We have been tracking the wave of constitutional challenges to the National Labor Relations Board’s (“NLRB” or “Board”) structure and the divergent injunction standards emerging across circuits. (See here, here, here and here.)
In the latest development, on October 31, 2025, the Office and Professional Employees International Union (“OPEIU”) asked the U.S. Supreme Court to review a Fifth Circuit ruling that lets employers effectively shut down NLRB proceedings in that jurisdiction based solely on the mere existence of potentially unconstitutional job-removal protections for Board members and administrative law judges.
The Fifth Circuit’s approach breaks sharply from multiple other circuits (Second, Third, Fourth, Sixth, Tenth, and D.C.), which have either held or strongly implied—consistent with Supreme Court precedent, according to the OPEIU—that a petitioner must show actual harm before courts will halt agency actions. The Fifth Circuit’s stance invites immediate injunctions in response to routine NLRB cases, which destabilizes the Board’s ability to function across Texas, Louisiana, and Mississippi—even as the D.C. Circuit separately evaluates the constitutionality of those same protections.
The petition squarely asks the Supreme Court to resolve the deepening split and restore a coherent injunctive-relief standard: whether a plaintiff must show compensable harm flowing directly from the removal protections or whether the process itself (i.e., appearing before an allegedly unconstitutionally insulated Board member or ALJ) reflects sufficient harm for an injunction. Until then, the Fifth Circuit’s framework effectively transforms structural Article II objections into a stop button for NLRB enforcement. For employers, unions, and employees alike, that means greater uncertainty, forum-driven results, and mounting friction between the Fifth Circuit and the other courts that oversee final NLRB decisions.
Update
On December 8, 2025, the Supreme Court summarily denied the OPEIU’s bid to overturn a Fifth Circuit ruling that job-removal protections at the Board were likely unconstitutional because they violated Article II. The August 2025 ruling effectively permitted employers in the Fifth Circuit’s jurisdiction to halt ongoing NLRB proceedings by securing preliminary injunctions against the Board based on that constitutional argument. The Supreme Court gave no reason for its denial.
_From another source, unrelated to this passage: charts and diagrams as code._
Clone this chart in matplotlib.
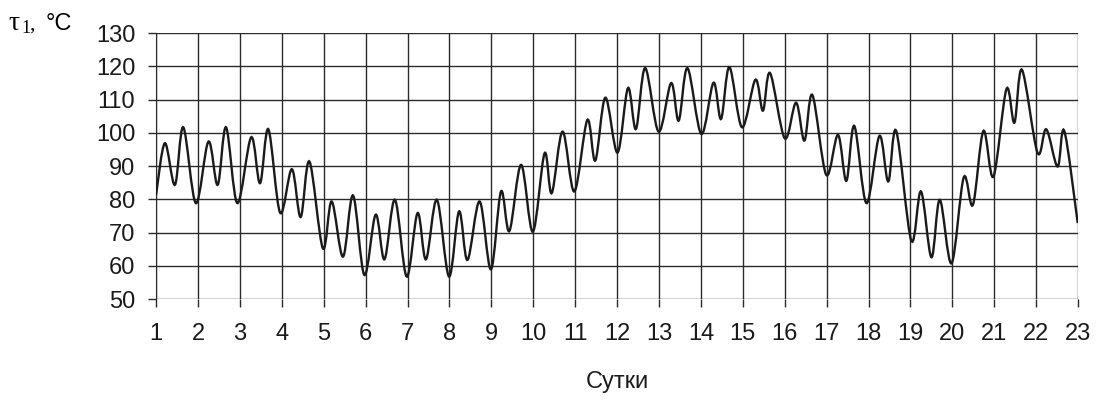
import numpy as np
import matplotlib
matplotlib.use("Agg")
import matplotlib.pyplot as plt
from matplotlib.path import Path
from matplotlib.patches import PathPatch

plt.rcParams['font.family'] = ['Liberation Sans', 'DejaVu Sans']

# day (fractional) and temperature tau1 (peaks and troughs)
days = [1.00, 1.21, 1.45, 1.65, 1.95, 2.25, 2.47, 2.67, 2.94, 3.27, 3.48, 3.68,
        3.96, 4.24, 4.45, 4.66, 4.98, 5.19, 5.46, 5.70, 5.97, 6.24, 6.45, 6.70,
        6.98, 7.24, 7.44, 7.70, 7.99, 8.23, 8.43, 8.72, 8.99, 9.23, 9.43, 9.71,
        9.99, 10.27, 10.44, 10.70, 10.98, 11.29, 11.48, 11.72, 12.01, 12.26, 12.45, 12.67,
        12.99, 13.29, 13.47, 13.68, 14.01, 14.30, 14.48, 14.68, 14.98, 15.30, 15.48, 15.65,
        16.00, 16.27, 16.47, 16.66, 16.99, 17.27, 17.47, 17.66, 17.95, 18.26, 18.47, 18.66,
        19.02, 19.25, 19.50, 19.70, 19.98, 20.27, 20.49, 20.74, 20.98, 21.29, 21.48, 21.66,
        22.03, 22.24, 22.51, 22.67, 22.99]
tau1 = [81.4, 96.9, 84.4, 101.7, 78.9, 97.4, 84.4, 101.7, 78.9, 98.7, 84.9, 101.1,
        76.0, 89.1, 74.7, 91.4, 65.3, 79.4, 62.8, 81.2, 57.3, 75.4, 62.0, 79.9,
        56.8, 75.9, 62.0, 79.9, 56.8, 76.4, 61.8, 79.4, 59.0, 82.4, 70.5, 90.4,
        70.3, 93.9, 81.9, 100.4, 82.4, 103.9, 91.7, 110.6, 94.1, 113.5, 101.2, 119.5,
        100.4, 115.0, 103.7, 119.5, 99.7, 115.1, 104.2, 119.8, 101.7, 116.0, 106.7, 118.0,
        98.4, 109.1, 97.7, 111.4, 87.4, 99.4, 85.6, 102.1, 78.9, 99.1, 85.4, 100.6,
        67.6, 82.4, 62.6, 79.9, 60.8, 86.6, 78.4, 100.6, 86.9, 113.2, 103.1, 119.0,
        94.1, 101.1, 89.9, 100.6, 72.9]

x_ticks = list(range(1, 24))
y_ticks = list(range(50, 131, 10))

fig = plt.figure(figsize=(10.99, 4.0), dpi=100)
ax = fig.add_axes([0.142, 0.252, 0.839, 0.665])

# smoothed line (like a spreadsheet "smoothed line"): Catmull-Rom -> cubic Bezier
pts = np.column_stack([days, tau1])
verts = [pts[0]]
codes = [Path.MOVETO]
for i in range(len(pts) - 1):
    p0 = pts[i - 1] if i > 0 else pts[i]
    p1, p2 = pts[i], pts[i + 1]
    p3 = pts[i + 2] if i + 2 < len(pts) else pts[i + 1]
    verts += [p1 + (p2 - p0) / 6, p2 - (p3 - p1) / 6, p2]
    codes += [Path.CURVE4] * 3
ax.add_patch(PathPatch(Path(verts, codes), fill=False, ec='#1a1a1a', lw=1.7, zorder=3))

ax.set_xlim(1, 23)
ax.set_ylim(50, 130)
ax.set_xticks(x_ticks)
ax.set_yticks(y_ticks)
ax.tick_params(labelsize=17, length=6, width=1, color='#2a2a2a', labelcolor='#1a1a1a')
ax.tick_params(axis='y', pad=9)
ax.tick_params(axis='x', pad=11)
ax.grid(True, color='#2a2a2a', lw=1)
for s in ['top', 'right', 'bottom']:
    ax.spines[s].set_visible(False)
ax.spines['left'].set_color('#2a2a2a')
ax.set_xlabel("Сутки", fontsize=17, labelpad=19, color='#1a1a1a')

fig.text(8 / 1099, 0.925, "τ", fontsize=20, family='Liberation Serif', va='baseline')
fig.text(21 / 1099, 0.918, "1", fontsize=13, family='Liberation Serif', va='baseline')
fig.text(29 / 1099, 0.925, ",", fontsize=16, family='Liberation Serif', va='baseline')
fig.text(46 / 1099, 0.925, "°C", fontsize=17, va='baseline')

fig.savefig("out.png", dpi=100)
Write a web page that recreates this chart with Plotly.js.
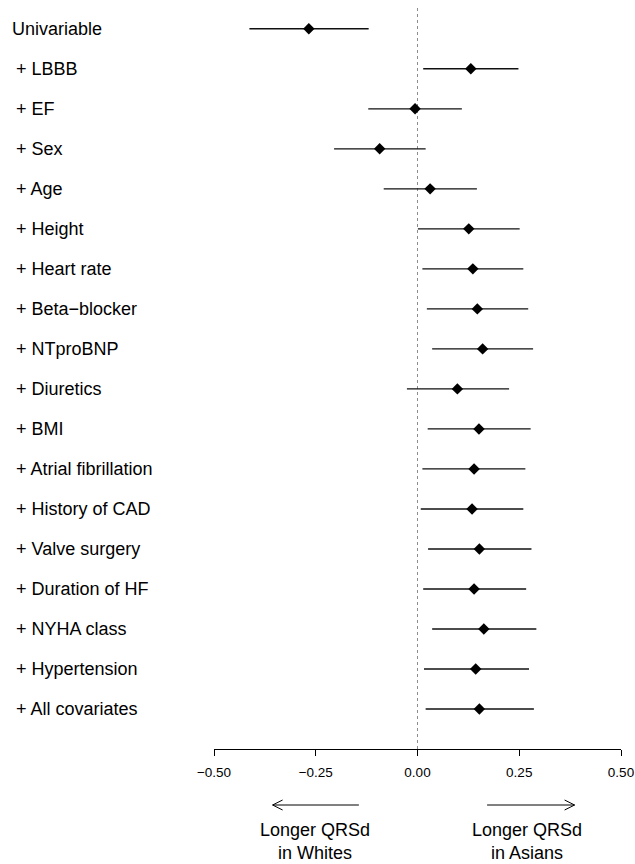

The Fifth Circuit’s approach was consistent with the D.C. Circuit’s December 5, 2025, decision, which we covered here, which held that Board job-removal protections were unconstitutional because they violated Article II. The holding by the D.C. Circuit—which has plenary jurisdiction over the Board—virtually guarantees the Supreme Court will take up the issue.
This term, the Supreme Court may resolve the broader, underlying constitutional issue regarding statutory job-removal protections at federal administrative agencies in a case involving President Trump’s firing of a former member of the Federal Trade Commission (“FTC”). Because the FTC has similar statutory job-removal protections as the NLRB, such a decision could also resolve the uncertainty surrounding the Board’s job-removal protections.
Post-Update Takeaways
As the various constitutional challenges to the Board progress through federal appellate courts, here is what employers need to know:
- The Supreme Court’s refusal to review the Fifth Circuit’s decision means that certain Board proceedings remain effectively paralyzed in that circuit. While the NLRB Regional Offices may still perform administrative functions such as investigating ULP charges and potentially conducting elections, employers operating in the Fifth Circuit could seek an injunction halting a proceeding prior to a hearing before an administrative law judge or review by the Board.
- Should the Supreme Court ultimately invalidate statutory job-removal protections at federal administrative agencies, then Board proceedings would presumably resume in the Fifth Circuit, and the NLRB Regions in the Fifth Circuit would begin to chip away at the ever-growing backlog of cases.
- Such a holding from the Supreme Court could also aggressively accelerate the current, but somewhat predictable, oscillation of labor policy with changes in presidential administrations. The unfettered right of an incoming administration to immediately alter the Board’s composition would likely increase regulatory uncertainty for employers.
We will continue to monitor whether the Supreme Court ultimately resolves the ongoing circuit split regarding the Board’s job-removal protections and the standard for injunctive relief to stop agency actions.